Business of Culture - by MIT - 2

Episode 2: The learning experience

The Austrian MIT Bootcamp program was a great opportunity for me to learn multiple things. Most of them will surface overtime as details or eye-catching moments. However, the summary of the lessons learnt can be grouped around 3 pillars:

1 - Culture is for People; People is Business

All cultural institutions we met rely on public attendance and interest. Most of their revenue comes from ticketing and less and less public money. Although benefiting from special “entity form” (e.g. the Salzburg Festival), attendance is key.

Attracting people means engaging a continuous conversation that should overcome the generation shift. Particularly relevant was the Kusthistorische Museum, which is organizing “happy hours” to attract younger generations, and the Salzburg Festival, with the overbooked kids program.

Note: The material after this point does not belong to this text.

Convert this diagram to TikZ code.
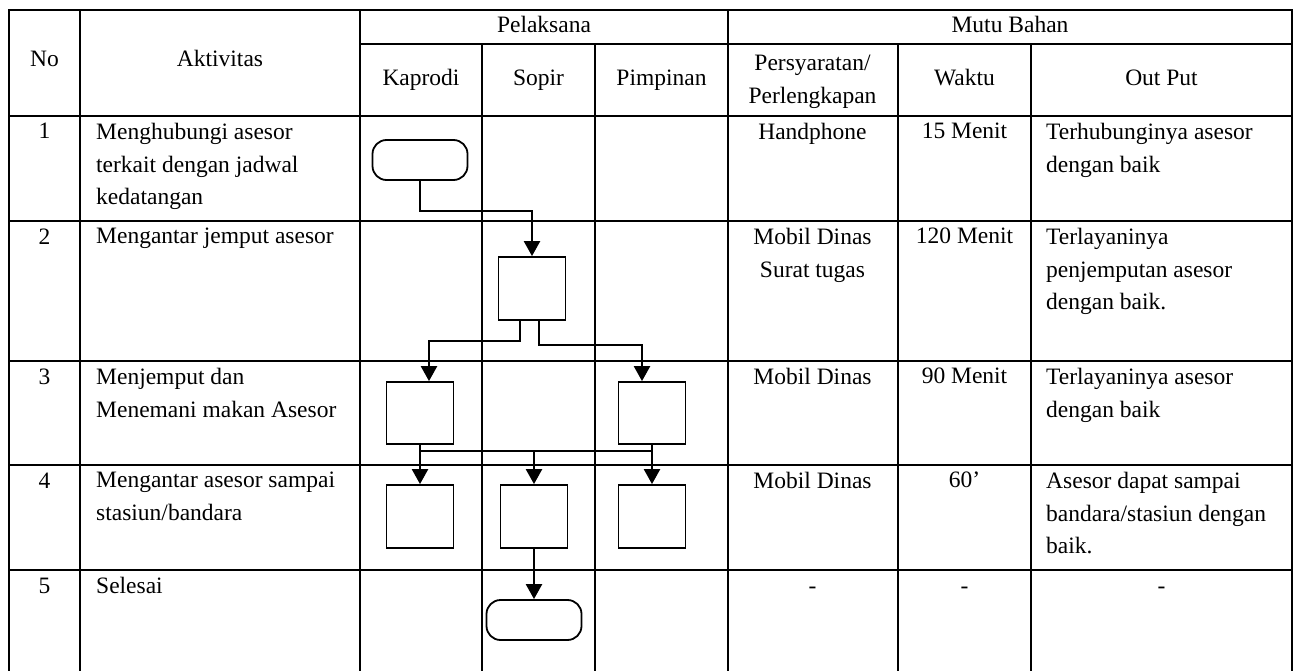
\documentclass[tikz,border=0pt]{standalone}
\usepackage{fontspec}
\setmainfont{Liberation Serif}
\usetikzlibrary{arrows.meta,calc}

\begin{document}
\begin{tikzpicture}[x=1pt,y=-1pt,font=\fontsize{23.5}{32.5}\selectfont,
  grid/.style={line width=2pt},
  proc/.style={draw,line width=1.8pt,minimum width=67pt,minimum height=63pt,inner sep=0pt},
  term/.style={draw,line width=1.8pt,rounded corners=14pt,minimum width=95pt,minimum height=40pt,inner sep=0pt},
  flow/.style={line width=2.4pt,-{Triangle[length=15pt,width=16pt]}},
  cell/.style={anchor=north west,inner sep=0pt,align=left},
  mid/.style={anchor=north,inner sep=0pt,align=center}]
\useasboundingbox (0,0) rectangle (1296,671);
\def\colno{44.5}
\def\colper{812.5}
\def\colwak{964.5}
% table lines
\draw[grid] (9,671) -- (9,10) -- (1292,10) -- (1292,671);
\draw[grid] (360,44) -- (1292,44);
\foreach \y in {116,221,361,465,570} {
  \draw[grid] (9,\y) -- (1292,\y);
}
\foreach \x in {80,360,728} {
  \draw[grid] (\x,10) -- (\x,671);
}
\foreach \x in {482,595,898,1031} {
  \draw[grid] (\x,44) -- (\x,671);
}
% header
\node[anchor=base] (hno) at (\colno,67) {No};
\node[anchor=base] (hakt) at (220,67) {Aktivitas};
\node[anchor=base] (hpel) at (544,33) {Pelaksana};
\node[anchor=base] (hmutu) at (1010,33) {Mutu Bahan};
\node[anchor=base] (hkap) at (421,86) {Kaprodi};
\node[anchor=base] (hsop) at (538.5,86) {Sopir};
\node[anchor=base] (hpim) at (661.5,86) {Pimpinan};
\node[mid] (hper) at (\colper,55) {Persyaratan/\\Perlengkapan};
\node[anchor=base] (hwak) at (\colwak,86) {Waktu};
\node[anchor=base] (hout) at (1161.5,86) {Out Put};
% rows
\foreach \n/\y in {1/116,2/221,3/361,4/465,5/570} {
  \node[anchor=base] (no\n) at (\colno,\y+23) {\n};
}
\node[cell] (akt1) at (96,123) {Menghubungi asesor\\terkait dengan jadwal\\kedatangan};
\node[cell] (akt2) at (96,228) {Mengantar jemput asesor};
\node[cell] (akt3) at (96,368) {Menjemput dan\\Menemani makan Asesor};
\node[cell] (akt4) at (96,472) {Mengantar asesor sampai\\stasiun/bandara};
\node[cell] (akt5) at (96,577) {Selesai};
\node[mid] (per1) at (\colper,123) {Handphone};
\node[mid] (per2) at (\colper,228) {Mobil Dinas\\Surat tugas};
\node[mid] (per3) at (\colper,368) {Mobil Dinas};
\node[mid] (per4) at (\colper,472) {Mobil Dinas};
\node[anchor=base] (per5) at (\colper,593) {-};
\node[mid] (wak1) at (\colwak,123) {15 Menit};
\node[mid] (wak2) at (\colwak,228) {120 Menit};
\node[mid] (wak3) at (\colwak,368) {90 Menit};
\node[mid] (wak4) at (\colwak,472) {60’};
\node[anchor=base] (wak5) at (\colwak,593) {-};
\node[cell] (out1) at (1046,123) {Terhubunginya asesor\\dengan baik};
\node[cell] (out2) at (1046,228) {Terlayaninya\\penjemputan asesor\\dengan baik.};
\node[cell] (out3) at (1046,368) {Terlayaninya asesor\\dengan baik};
\node[cell] (out4) at (1046,472) {Asesor dapat sampai\\bandara/stasiun dengan\\baik.};
\node[anchor=base] (out5) at (1161.5,593) {-};
% flow shapes
\node[term] (mulai) at (420,160) {};
\node[proc] (jemput) at (532,288.5) {};
\node[proc,minimum height=62pt] (kap3) at (420,413) {};
\node[proc,minimum height=62pt] (pim3) at (652,413) {};
\node[proc] (kap4) at (420,516.5) {};
\node[proc] (sop4) at (534,516.5) {};
\node[proc] (pim4) at (652,516.5) {};
\node[term] (selesai) at (534,620) {};
% connectors
\draw[flow] (mulai.south) -- ++(0,30) -| (jemput.north);
\draw[flow] ([xshift=-12pt]jemput.south) -- ++(0,20) -| ([xshift=9pt]kap3.north);
\draw[flow] ([xshift=7pt]jemput.south) -- ++(0,24) -| ([xshift=-10pt]pim3.north);
\coordinate (barkiri) at ($(kap3.south)+(0,6)$);
\coordinate (barkanan) at ($(pim3.south)+(0,6)$);
\draw[line width=2.4pt] (barkiri) -- (barkanan);
\draw[flow] (kap3.south) -- (kap4.north);
\draw[flow] (pim3.south) -- (pim4.north);
\draw[flow] (sop4.north |- barkiri) -- (sop4.north);
\draw[flow] (sop4.south) -- (selesai.north);
\end{tikzpicture}
\end{document}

The dilemma is how far an historical institution should shift from its tradition to follow recent trends and engage a younger public. It is not by chance that the deployment and use of technology is so far not so widespread and even at times, pushed back.

The conundrum between Tradition and Innovation is like a rubber-band being pulled from the two extremes.

The tension that builds up could at a certain point make, either side, snap. As a matter of fact, it is extremely important to understand the development of the inner tension in any human-centered organization.

Anticipation of the snap point is critical for the future of any organization

As a matter of fact, most traditional profit-driven businesses might take advantage from an in-depth analysis of the relevance of people, as customers, as employees or just as simple influencers to assess their "snap points" which could trigger disruption, loss of market relevance or talent drainage.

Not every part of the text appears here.